_WHAT IS ASKED_. Return, exactly as written, the lines that start at the one holding "Give me the TikZ source for this diagram." and end at the one holding "of ecosystem ANPPs", with both of those lines kept. Skip any pictures.

Entries from a dataset
----------

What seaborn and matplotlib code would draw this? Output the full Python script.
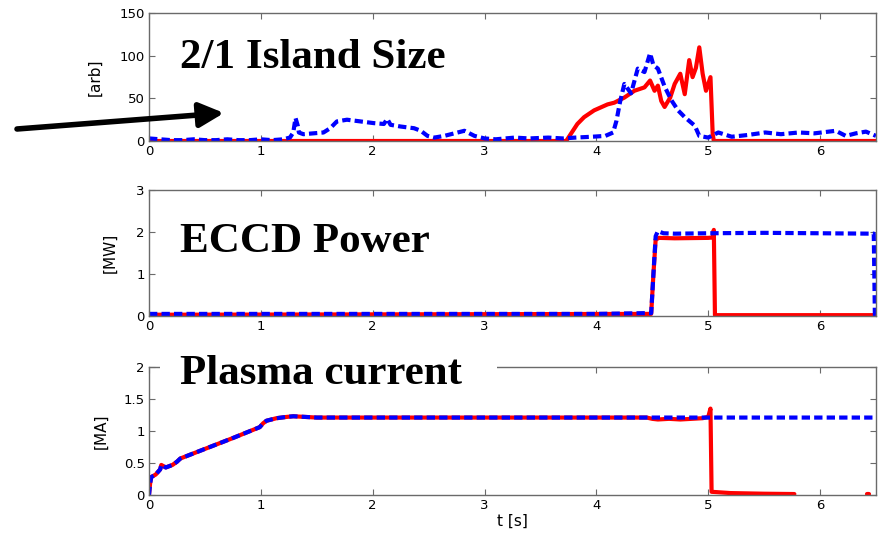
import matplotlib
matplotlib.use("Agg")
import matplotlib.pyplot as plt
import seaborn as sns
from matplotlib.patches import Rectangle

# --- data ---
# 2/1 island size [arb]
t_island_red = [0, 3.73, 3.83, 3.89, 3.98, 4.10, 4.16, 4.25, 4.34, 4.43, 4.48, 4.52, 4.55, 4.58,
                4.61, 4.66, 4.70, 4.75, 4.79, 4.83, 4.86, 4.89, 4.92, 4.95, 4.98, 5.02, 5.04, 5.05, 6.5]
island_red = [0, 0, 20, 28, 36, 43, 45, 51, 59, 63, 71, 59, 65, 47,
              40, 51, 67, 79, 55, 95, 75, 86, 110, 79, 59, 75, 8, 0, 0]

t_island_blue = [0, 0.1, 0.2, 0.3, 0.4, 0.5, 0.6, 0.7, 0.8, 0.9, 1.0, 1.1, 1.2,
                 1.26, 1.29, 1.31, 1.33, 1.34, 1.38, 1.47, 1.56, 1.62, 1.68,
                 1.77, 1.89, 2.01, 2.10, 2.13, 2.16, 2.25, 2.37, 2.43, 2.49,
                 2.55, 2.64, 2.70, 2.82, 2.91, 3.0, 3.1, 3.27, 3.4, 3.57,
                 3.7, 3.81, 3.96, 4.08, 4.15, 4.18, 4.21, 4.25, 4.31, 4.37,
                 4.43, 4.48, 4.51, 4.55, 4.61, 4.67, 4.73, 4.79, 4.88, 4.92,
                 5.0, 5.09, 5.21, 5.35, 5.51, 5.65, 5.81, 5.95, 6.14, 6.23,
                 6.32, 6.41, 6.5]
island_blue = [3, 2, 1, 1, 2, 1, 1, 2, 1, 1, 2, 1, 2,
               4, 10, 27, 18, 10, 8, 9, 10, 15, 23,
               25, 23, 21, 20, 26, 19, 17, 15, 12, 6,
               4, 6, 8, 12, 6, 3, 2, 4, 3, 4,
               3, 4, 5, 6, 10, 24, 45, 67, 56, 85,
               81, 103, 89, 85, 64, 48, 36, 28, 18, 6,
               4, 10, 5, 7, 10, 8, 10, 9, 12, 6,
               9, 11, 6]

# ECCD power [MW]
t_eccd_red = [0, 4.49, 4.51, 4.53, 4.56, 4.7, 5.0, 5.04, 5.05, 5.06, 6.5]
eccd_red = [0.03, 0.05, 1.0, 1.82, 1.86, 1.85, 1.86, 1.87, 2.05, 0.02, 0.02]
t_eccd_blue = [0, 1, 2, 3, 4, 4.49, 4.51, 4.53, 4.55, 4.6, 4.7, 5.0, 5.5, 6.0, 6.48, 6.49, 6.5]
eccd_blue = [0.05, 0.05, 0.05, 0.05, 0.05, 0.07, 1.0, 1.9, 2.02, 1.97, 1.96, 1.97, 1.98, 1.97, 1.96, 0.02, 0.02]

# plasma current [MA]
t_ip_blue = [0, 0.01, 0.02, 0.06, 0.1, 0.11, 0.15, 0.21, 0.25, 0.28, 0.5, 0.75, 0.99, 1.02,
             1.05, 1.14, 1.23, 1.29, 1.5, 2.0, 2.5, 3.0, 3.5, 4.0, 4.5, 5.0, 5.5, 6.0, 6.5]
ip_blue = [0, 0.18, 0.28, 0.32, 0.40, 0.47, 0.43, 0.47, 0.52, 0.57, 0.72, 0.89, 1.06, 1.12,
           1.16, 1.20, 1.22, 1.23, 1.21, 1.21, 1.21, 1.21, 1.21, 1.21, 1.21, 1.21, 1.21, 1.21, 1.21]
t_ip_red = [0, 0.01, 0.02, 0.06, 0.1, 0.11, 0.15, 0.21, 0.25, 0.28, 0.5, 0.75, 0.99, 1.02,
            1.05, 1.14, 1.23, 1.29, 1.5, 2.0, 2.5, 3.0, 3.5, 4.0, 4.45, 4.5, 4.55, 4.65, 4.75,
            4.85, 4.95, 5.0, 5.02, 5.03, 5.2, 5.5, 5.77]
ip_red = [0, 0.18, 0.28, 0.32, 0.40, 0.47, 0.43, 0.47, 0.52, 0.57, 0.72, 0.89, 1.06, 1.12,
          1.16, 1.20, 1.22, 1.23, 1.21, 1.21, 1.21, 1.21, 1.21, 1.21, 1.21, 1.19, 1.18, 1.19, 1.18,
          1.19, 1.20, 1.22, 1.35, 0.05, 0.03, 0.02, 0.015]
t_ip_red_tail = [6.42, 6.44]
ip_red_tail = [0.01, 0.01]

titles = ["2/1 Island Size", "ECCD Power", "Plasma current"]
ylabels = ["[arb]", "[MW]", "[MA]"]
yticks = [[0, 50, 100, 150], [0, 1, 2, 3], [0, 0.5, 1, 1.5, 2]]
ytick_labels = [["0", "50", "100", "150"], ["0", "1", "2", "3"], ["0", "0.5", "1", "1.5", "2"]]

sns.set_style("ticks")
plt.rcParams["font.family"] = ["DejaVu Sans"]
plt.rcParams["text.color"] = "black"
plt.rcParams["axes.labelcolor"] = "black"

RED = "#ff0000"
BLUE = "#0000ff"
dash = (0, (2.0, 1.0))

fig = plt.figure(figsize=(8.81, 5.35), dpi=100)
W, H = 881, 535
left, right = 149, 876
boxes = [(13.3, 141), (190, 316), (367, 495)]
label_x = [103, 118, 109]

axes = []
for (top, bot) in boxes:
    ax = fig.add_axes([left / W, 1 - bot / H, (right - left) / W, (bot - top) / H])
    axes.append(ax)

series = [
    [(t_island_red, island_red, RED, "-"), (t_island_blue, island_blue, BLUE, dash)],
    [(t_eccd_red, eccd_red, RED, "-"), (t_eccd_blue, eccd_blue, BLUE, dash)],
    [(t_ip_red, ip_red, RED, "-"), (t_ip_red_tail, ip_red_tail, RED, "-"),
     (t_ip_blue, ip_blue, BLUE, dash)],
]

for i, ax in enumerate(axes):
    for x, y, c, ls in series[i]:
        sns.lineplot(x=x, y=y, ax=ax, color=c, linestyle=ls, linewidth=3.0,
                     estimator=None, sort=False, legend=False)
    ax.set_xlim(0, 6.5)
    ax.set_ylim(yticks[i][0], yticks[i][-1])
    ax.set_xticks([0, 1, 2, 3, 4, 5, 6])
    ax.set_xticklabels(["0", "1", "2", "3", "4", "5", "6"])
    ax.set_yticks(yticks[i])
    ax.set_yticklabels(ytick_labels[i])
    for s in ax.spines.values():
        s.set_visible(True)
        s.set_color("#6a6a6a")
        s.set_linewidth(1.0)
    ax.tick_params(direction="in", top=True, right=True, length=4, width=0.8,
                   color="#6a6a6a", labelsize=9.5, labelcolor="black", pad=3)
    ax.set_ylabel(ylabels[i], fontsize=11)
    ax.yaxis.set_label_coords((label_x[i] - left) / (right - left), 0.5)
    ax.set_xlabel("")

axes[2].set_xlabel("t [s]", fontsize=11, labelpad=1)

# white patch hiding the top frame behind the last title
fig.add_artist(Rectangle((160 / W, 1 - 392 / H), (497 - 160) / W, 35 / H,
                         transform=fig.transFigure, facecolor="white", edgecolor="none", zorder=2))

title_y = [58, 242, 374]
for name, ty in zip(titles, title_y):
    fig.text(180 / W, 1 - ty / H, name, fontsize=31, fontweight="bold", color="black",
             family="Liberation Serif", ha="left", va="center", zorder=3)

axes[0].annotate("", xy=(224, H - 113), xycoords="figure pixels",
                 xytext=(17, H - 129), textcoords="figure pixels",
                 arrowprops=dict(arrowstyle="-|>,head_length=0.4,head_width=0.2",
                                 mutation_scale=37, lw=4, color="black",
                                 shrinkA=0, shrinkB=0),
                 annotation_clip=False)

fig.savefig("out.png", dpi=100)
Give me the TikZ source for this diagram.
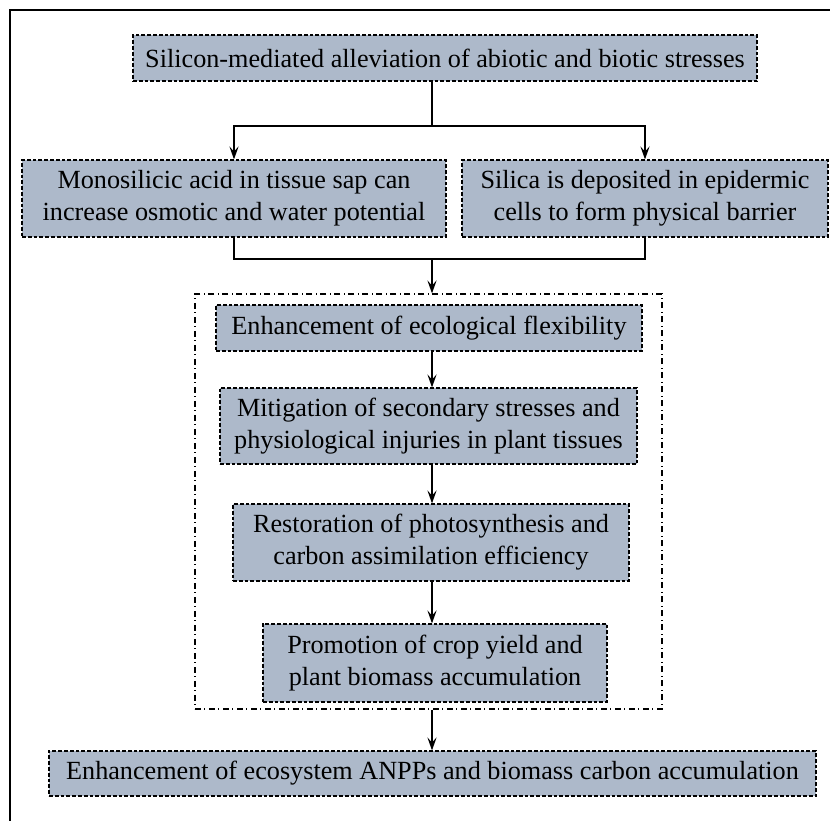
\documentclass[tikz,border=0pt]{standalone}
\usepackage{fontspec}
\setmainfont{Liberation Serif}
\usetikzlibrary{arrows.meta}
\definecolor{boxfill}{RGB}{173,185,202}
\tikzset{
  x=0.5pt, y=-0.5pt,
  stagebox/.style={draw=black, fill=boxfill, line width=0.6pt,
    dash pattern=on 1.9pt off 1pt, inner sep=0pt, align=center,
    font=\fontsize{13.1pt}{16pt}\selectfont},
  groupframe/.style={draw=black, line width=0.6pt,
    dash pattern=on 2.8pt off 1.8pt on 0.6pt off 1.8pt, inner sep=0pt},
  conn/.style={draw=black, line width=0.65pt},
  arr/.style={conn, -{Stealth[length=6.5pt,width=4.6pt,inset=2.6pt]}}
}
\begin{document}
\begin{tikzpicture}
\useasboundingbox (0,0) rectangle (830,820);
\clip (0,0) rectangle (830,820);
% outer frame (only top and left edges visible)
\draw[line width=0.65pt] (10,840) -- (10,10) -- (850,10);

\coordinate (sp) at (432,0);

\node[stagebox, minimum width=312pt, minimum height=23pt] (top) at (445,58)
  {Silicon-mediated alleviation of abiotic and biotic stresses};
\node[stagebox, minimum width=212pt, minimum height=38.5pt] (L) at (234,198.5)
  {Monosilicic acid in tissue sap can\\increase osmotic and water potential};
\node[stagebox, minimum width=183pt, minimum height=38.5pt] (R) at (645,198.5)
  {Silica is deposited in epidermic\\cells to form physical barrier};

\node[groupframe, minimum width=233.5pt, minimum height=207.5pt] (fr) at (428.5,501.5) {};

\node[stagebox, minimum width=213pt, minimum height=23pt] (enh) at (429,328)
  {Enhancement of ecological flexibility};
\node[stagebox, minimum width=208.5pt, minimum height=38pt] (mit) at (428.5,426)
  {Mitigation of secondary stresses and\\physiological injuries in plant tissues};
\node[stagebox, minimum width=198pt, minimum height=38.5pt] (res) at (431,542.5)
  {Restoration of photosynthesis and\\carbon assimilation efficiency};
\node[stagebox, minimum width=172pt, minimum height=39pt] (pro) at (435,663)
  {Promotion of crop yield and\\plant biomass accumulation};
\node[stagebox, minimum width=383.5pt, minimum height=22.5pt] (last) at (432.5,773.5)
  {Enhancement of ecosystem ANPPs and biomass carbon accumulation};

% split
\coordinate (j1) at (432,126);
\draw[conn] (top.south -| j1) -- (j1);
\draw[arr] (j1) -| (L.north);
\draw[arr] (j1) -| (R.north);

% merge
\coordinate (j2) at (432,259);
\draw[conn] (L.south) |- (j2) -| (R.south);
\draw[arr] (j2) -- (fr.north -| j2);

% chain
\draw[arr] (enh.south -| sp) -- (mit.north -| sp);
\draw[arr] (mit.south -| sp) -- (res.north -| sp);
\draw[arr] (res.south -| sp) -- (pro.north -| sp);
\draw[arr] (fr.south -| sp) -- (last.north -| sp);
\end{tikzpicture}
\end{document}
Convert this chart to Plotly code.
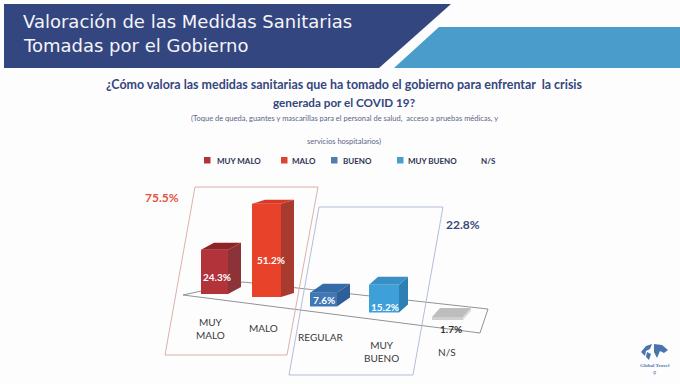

----------

_THE OUTPUT_.
Give me the TikZ source for this diagram.
\documentclass[tikz,border=0pt]{standalone}
\usepackage{fontspec}
\setmainfont{Liberation Serif}
\usetikzlibrary{arrows.meta}
\definecolor{boxfill}{RGB}{173,185,202}
\tikzset{
  x=0.5pt, y=-0.5pt,
  stagebox/.style={draw=black, fill=boxfill, line width=0.6pt,
    dash pattern=on 1.9pt off 1pt, inner sep=0pt, align=center,
    font=\fontsize{13.1pt}{16pt}\selectfont},
  groupframe/.style={draw=black, line width=0.6pt,
    dash pattern=on 2.8pt off 1.8pt on 0.6pt off 1.8pt, inner sep=0pt},
  conn/.style={draw=black, line width=0.65pt},
  arr/.style={conn, -{Stealth[length=6.5pt,width=4.6pt,inset=2.6pt]}}
}
\begin{document}
\begin{tikzpicture}
\useasboundingbox (0,0) rectangle (830,820);
\clip (0,0) rectangle (830,820);
% outer frame (only top and left edges visible)
\draw[line width=0.65pt] (10,840) -- (10,10) -- (850,10);

\coordinate (sp) at (432,0);

\node[stagebox, minimum width=312pt, minimum height=23pt] (top) at (445,58)
  {Silicon-mediated alleviation of abiotic and biotic stresses};
\node[stagebox, minimum width=212pt, minimum height=38.5pt] (L) at (234,198.5)
  {Monosilicic acid in tissue sap can\\increase osmotic and water potential};
\node[stagebox, minimum width=183pt, minimum height=38.5pt] (R) at (645,198.5)
  {Silica is deposited in epidermic\\cells to form physical barrier};

\node[groupframe, minimum width=233.5pt, minimum height=207.5pt] (fr) at (428.5,501.5) {};

\node[stagebox, minimum width=213pt, minimum height=23pt] (enh) at (429,328)
  {Enhancement of ecological flexibility};
\node[stagebox, minimum width=208.5pt, minimum height=38pt] (mit) at (428.5,426)
  {Mitigation of secondary stresses and\\physiological injuries in plant tissues};
\node[stagebox, minimum width=198pt, minimum height=38.5pt] (res) at (431,542.5)
  {Restoration of photosynthesis and\\carbon assimilation efficiency};
\node[stagebox, minimum width=172pt, minimum height=39pt] (pro) at (435,663)
  {Promotion of crop yield and\\plant biomass accumulation};
\node[stagebox, minimum width=383.5pt, minimum height=22.5pt] (last) at (432.5,773.5)
  {Enhancement of ecosystem ANPPs and biomass carbon accumulation};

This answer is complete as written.